--- Aim ---
Transcribe the listing exactly, leaving out every picture.

--- Provided material ---
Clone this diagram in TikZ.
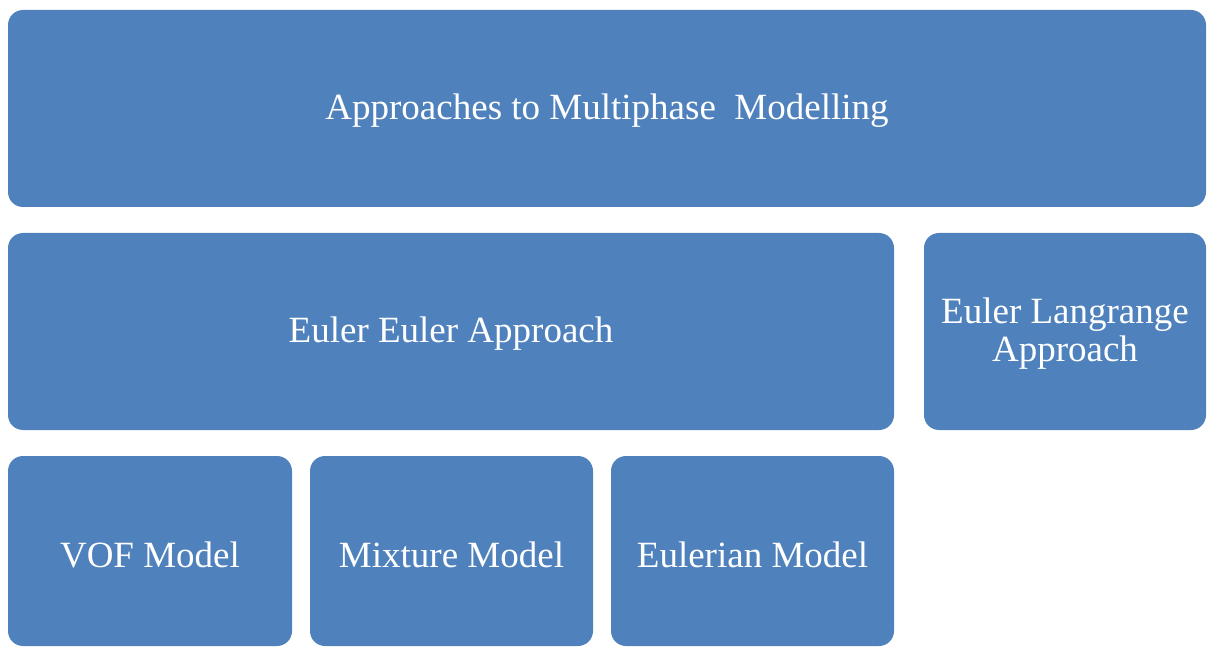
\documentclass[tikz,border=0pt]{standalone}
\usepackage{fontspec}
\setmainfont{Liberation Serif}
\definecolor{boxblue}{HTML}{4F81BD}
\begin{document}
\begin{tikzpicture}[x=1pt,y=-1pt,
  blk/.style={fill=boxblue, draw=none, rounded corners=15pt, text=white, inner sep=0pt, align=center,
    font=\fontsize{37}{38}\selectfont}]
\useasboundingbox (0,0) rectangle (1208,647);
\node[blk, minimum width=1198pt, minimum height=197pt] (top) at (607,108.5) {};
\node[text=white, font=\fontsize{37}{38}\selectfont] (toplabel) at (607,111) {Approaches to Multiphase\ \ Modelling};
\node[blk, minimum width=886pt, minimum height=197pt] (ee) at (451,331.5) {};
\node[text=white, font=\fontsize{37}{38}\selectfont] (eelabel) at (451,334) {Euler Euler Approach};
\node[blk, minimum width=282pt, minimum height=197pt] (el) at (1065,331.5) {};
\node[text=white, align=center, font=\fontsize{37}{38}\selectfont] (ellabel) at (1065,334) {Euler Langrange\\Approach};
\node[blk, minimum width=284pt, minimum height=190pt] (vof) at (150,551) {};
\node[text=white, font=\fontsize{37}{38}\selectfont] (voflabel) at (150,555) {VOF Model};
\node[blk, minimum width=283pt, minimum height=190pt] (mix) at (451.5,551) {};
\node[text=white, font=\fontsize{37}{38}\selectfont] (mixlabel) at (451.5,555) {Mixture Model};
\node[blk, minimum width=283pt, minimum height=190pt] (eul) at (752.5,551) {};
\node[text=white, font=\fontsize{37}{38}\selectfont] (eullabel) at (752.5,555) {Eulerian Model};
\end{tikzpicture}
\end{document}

--- Solution for this task ---
Clone this diagram in TikZ.
\documentclass[tikz,border=0pt]{standalone}
\usepackage{fontspec}
\setmainfont{Liberation Serif}
\definecolor{boxblue}{HTML}{4F81BD}
\begin{document}
\begin{tikzpicture}[x=1pt,y=-1pt,
  blk/.style={fill=boxblue, draw=none, rounded corners=15pt, text=white, inner sep=0pt, align=center,
    font=\fontsize{37}{38}\selectfont}]
\useasboundingbox (0,0) rectangle (1208,647);
\node[blk, minimum width=1198pt, minimum height=197pt] (top) at (607,108.5) {};
\node[text=white, font=\fontsize{37}{38}\selectfont] (toplabel) at (607,111) {Approaches to Multiphase\ \ Modelling};
\node[blk, minimum width=886pt, minimum height=197pt] (ee) at (451,331.5) {};
\node[text=white, font=\fontsize{37}{38}\selectfont] (eelabel) at (451,334) {Euler Euler Approach};
\node[blk, minimum width=282pt, minimum height=197pt] (el) at (1065,331.5) {};
\node[text=white, align=center, font=\fontsize{37}{38}\selectfont] (ellabel) at (1065,334) {Euler Langrange\\Approach};
\node[blk, minimum width=284pt, minimum height=190pt] (vof) at (150,551) {};
\node[text=white, font=\fontsize{37}{38}\selectfont] (voflabel) at (150,555) {VOF Model};
\node[blk, minimum width=283pt, minimum height=190pt] (mix) at (451.5,551) {};
\node[text=white, font=\fontsize{37}{38}\selectfont] (mixlabel) at (451.5,555) {Mixture Model};
\node[blk, minimum width=283pt, minimum height=190pt] (eul) at (752.5,551) {};
\node[text=white, font=\fontsize{37}{38}\selectfont] (eullabel) at (752.5,555) {Eulerian Model};
\end{tikzpicture}
\end{document}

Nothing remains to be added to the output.